Claire obligation d'appliquer
Appelé à statuer sur sa propre légitimité dans cette affaire, ledit tribunal a clairement confirmé cette règle en invoquant un arrêt du Tribunal fédéral (TF) de juin 2000 jugeant «que les effets normatifs d'une convention collective de durée déterminée s'appliquaient, jusqu'à son expiration, à tous les employeurs et à tous les travailleurs liés par elle lors de sa conclusion, même s'ils ont quitté leur organisation entre-temps». Se référant au TF, le Tribunal arbitral rappelle que la convention collective a notamment pour but, à des fins de protection sociale, de stabiliser les conditions minimales de travail pendant sa durée de validité. Cet objectif ne pourrait pas être atteint s'il était loisible aux employeurs et travailleurs de s'y soustraire par décision unilatérale. Les juges arbitraux concluent que «la démission de Von Roll infratec (holding) SA de Swissmem en avril 2011 n'a nullement mis fin aux droits et aux obligations réciproques des parties au litige qui découlent de la convention, notamment l'obligation de se soumettre à la sentence d'un Tribunal arbitral».

La CCT n'est pas un objet jetable
On ne saurait être plus clair. «Von Roll a donc l'obligation de se conformer à ce jugement», souligne Fabienne Kühn, en charge de ce dossier, au comité directeur d'Unia. «Nous venons d'ailleurs de solliciter l'organisation Swissmem afin qu'elle enjoigne cette entreprise à se plier à son devoir légal. La convention collective et le partenariat social ne sont pas des supermarchés dans lesquels on ne prend que des articles qui nous conviennent et qu'on peut jeter à bien plaire. Quitter la CCT en cours de route pour échapper à l'une ou l'autre de ses clauses, ce serait vraiment trop facile.»
La syndicaliste annonce qu'Unia a entrepris la défense des travailleuses et travailleurs lésés par cette pratique chez Von Roll. Elle note que cette discrimination leur fait perdre chaque mois 200 à 300 francs de salaire mais aussi qu'elle peut, au final, pénaliser également les salariés domiciliés en Suisse, du fait qu'elle favorise la sous-enchère salariale.
L'affaire suit donc son cours.
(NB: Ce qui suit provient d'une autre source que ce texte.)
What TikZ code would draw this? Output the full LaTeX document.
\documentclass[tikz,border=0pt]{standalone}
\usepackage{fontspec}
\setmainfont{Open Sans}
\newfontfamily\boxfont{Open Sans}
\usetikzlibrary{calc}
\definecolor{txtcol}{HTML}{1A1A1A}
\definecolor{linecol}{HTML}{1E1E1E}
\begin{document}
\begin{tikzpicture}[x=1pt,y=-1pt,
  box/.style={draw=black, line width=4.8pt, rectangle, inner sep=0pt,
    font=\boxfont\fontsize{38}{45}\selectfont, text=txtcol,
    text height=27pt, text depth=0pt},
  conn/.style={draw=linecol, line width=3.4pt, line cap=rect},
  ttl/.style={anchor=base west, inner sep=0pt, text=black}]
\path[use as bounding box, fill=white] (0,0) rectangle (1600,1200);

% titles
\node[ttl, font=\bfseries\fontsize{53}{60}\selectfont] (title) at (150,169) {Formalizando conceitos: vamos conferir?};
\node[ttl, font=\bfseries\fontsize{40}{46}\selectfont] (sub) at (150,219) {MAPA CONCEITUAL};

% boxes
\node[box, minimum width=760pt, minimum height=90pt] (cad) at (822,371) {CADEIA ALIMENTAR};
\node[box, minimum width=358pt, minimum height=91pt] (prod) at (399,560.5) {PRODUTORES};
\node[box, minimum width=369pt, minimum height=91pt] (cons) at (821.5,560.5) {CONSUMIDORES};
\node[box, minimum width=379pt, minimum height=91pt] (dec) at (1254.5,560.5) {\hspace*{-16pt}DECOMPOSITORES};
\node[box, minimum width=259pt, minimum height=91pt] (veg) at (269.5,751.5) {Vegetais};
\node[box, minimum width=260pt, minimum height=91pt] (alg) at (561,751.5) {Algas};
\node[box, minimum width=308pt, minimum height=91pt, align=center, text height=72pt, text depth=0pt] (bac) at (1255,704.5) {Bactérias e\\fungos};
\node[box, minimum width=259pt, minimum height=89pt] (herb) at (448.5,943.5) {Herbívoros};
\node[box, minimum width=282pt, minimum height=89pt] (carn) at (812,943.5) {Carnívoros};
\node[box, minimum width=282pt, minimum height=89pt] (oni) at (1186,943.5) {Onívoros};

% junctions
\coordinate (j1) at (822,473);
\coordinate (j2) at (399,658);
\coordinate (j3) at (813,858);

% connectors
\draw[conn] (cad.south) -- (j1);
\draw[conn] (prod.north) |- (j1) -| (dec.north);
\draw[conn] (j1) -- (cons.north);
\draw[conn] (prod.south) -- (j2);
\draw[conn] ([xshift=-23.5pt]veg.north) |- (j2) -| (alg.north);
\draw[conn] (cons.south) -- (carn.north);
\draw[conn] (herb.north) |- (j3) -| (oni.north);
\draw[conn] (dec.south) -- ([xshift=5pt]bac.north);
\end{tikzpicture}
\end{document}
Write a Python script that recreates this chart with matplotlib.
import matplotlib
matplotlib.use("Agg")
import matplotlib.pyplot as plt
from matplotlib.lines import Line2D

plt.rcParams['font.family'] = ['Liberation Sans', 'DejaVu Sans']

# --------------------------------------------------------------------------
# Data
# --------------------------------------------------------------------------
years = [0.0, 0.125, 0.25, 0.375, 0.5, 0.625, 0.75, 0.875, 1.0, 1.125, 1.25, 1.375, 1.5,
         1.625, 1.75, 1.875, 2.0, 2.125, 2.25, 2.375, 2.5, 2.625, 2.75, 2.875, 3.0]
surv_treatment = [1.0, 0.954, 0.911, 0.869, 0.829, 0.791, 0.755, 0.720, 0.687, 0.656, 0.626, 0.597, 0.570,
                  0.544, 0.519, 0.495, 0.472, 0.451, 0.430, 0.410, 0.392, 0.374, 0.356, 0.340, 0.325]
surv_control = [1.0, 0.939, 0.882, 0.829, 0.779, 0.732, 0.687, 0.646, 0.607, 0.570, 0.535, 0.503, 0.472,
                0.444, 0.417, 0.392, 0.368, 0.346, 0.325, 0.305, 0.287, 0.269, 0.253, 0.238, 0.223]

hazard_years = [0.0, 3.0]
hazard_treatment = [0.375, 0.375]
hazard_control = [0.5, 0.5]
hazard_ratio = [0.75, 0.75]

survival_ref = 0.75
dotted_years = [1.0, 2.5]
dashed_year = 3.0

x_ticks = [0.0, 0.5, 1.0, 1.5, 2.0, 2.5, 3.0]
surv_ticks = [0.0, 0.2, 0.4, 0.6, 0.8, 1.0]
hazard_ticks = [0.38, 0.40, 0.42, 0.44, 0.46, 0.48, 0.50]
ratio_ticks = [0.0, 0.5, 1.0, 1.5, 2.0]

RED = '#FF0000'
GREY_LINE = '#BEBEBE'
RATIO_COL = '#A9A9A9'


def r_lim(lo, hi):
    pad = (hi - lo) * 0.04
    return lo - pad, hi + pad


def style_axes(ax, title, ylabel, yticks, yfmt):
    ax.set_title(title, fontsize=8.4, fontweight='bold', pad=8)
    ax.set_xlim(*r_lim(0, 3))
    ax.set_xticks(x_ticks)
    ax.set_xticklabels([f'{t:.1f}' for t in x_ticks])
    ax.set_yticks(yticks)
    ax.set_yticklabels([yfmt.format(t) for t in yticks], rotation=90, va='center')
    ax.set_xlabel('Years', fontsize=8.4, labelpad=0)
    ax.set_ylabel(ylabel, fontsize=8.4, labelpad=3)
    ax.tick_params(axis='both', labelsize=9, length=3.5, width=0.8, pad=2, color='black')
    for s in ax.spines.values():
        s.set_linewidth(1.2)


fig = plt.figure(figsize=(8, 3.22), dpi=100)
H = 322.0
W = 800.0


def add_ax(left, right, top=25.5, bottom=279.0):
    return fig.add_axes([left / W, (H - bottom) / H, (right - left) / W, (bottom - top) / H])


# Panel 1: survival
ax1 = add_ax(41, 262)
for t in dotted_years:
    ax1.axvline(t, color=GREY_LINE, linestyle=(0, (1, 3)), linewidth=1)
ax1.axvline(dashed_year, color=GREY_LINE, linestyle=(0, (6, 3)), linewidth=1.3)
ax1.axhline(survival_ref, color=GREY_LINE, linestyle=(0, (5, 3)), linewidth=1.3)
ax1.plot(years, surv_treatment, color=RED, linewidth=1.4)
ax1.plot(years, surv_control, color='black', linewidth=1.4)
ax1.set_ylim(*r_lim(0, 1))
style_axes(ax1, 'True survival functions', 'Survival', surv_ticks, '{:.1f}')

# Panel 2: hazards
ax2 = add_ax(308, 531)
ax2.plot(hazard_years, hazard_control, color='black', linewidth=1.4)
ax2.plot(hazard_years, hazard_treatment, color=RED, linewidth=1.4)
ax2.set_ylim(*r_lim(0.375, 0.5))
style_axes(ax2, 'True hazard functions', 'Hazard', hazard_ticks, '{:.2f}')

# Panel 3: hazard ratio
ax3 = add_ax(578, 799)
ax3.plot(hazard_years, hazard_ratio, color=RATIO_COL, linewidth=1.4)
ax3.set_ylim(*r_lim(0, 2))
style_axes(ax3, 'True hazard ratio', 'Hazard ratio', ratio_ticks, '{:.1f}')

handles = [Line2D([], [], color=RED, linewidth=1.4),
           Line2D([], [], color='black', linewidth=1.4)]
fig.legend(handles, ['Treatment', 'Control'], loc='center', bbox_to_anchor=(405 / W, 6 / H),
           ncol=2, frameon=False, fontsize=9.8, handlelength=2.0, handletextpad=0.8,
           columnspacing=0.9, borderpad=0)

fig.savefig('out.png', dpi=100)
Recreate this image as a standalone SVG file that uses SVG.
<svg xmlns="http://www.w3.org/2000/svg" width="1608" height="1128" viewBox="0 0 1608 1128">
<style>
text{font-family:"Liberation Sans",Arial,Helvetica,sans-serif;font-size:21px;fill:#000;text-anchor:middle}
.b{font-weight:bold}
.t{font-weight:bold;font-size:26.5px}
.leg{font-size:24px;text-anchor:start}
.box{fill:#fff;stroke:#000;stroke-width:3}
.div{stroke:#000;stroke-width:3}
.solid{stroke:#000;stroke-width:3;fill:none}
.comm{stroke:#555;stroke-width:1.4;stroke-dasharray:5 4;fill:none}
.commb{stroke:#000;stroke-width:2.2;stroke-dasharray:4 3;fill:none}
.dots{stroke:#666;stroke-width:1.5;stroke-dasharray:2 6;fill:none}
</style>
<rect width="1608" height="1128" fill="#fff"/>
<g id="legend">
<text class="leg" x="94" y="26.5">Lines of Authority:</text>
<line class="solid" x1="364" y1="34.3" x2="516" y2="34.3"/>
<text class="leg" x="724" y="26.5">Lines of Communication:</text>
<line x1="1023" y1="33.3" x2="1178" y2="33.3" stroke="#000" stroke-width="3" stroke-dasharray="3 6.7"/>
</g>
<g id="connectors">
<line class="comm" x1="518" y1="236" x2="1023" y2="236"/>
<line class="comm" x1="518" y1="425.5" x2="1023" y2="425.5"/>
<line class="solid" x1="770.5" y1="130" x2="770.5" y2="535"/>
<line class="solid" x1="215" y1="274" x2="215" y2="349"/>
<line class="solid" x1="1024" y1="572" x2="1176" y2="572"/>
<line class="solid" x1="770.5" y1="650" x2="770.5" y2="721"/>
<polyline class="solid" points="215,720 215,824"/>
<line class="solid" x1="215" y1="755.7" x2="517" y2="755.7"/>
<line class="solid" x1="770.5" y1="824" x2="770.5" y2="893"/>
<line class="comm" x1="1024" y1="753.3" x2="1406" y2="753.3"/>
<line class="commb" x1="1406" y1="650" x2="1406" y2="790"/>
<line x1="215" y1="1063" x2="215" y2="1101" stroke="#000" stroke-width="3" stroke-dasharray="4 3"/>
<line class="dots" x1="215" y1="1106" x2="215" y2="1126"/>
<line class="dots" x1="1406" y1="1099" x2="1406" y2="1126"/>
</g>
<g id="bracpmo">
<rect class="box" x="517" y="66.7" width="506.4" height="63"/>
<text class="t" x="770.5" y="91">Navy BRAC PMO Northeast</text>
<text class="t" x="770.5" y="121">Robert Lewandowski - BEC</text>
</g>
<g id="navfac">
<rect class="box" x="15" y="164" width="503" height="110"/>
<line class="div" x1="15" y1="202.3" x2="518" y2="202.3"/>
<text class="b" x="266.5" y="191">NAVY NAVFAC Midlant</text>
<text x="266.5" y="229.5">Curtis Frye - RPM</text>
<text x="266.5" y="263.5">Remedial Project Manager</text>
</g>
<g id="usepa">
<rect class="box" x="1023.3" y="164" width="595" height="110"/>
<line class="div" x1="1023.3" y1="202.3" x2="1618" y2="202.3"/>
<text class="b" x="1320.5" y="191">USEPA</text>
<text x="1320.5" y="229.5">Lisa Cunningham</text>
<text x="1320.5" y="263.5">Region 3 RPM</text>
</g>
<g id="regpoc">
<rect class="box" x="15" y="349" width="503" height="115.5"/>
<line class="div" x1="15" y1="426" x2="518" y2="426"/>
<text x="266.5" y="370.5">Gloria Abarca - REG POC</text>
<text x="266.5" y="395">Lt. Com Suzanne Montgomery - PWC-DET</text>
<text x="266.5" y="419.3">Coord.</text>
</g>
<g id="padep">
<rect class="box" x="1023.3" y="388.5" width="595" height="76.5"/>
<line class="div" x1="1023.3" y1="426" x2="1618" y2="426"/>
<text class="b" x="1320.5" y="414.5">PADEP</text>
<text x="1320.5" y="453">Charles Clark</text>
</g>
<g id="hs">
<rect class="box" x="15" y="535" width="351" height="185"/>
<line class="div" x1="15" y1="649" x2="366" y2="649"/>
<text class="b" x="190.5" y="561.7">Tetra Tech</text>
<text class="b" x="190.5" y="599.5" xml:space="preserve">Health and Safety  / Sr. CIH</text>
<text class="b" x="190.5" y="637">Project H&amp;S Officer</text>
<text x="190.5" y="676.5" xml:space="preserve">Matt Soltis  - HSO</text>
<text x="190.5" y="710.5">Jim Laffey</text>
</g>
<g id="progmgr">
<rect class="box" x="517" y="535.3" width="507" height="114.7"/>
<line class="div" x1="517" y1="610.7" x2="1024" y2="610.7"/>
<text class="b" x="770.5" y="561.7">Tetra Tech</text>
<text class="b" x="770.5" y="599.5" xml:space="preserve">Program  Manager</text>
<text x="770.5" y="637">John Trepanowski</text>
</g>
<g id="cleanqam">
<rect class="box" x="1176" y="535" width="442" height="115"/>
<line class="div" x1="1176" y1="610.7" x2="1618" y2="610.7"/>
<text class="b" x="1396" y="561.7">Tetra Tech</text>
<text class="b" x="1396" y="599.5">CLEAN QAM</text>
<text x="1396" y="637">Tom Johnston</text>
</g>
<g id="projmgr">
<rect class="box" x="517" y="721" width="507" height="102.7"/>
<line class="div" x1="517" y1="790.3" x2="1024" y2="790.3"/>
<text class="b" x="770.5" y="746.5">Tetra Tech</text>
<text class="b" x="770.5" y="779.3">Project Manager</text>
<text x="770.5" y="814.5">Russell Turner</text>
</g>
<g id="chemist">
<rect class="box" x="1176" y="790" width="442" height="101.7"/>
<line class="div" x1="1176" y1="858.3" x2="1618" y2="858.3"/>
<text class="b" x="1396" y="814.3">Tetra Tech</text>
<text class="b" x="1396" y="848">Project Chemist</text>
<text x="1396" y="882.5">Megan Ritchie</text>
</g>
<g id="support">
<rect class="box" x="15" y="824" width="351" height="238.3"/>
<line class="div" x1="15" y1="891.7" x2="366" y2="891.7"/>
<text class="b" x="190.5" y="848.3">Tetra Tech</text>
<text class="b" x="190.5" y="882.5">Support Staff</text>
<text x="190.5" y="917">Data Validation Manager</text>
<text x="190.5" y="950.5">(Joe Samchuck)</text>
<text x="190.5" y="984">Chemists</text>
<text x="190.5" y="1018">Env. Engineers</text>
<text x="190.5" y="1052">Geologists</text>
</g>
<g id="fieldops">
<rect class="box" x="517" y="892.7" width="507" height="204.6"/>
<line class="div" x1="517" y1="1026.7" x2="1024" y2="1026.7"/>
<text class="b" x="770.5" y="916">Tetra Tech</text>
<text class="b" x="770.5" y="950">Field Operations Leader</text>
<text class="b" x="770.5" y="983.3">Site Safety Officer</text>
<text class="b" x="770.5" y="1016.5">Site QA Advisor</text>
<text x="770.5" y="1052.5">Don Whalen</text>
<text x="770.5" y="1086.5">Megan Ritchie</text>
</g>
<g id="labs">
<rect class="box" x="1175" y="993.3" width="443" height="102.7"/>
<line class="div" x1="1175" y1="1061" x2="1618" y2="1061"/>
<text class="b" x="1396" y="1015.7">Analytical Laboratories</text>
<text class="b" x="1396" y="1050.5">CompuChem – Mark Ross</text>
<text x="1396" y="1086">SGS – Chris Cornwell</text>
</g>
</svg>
Mais quelle qu'en soit l'issue, le jugement du Tribunal arbitral revêt une grande importance pour le mouvement syndical et tous les salariés travaillant en Suisse. «C'est une référence pour les travailleurs qui veulent faire valoir leur droit contre les discriminations.» Pierluigi Fedele, secrétaire régional d'Unia Transjurane le confirme. «Nous avons en ce moment trois ou quatre litiges au sujet de paiements de salaires en euros dans notre région. Et ce jugement va apporter de l'eau à notre moulin. C'est une excellente chose.»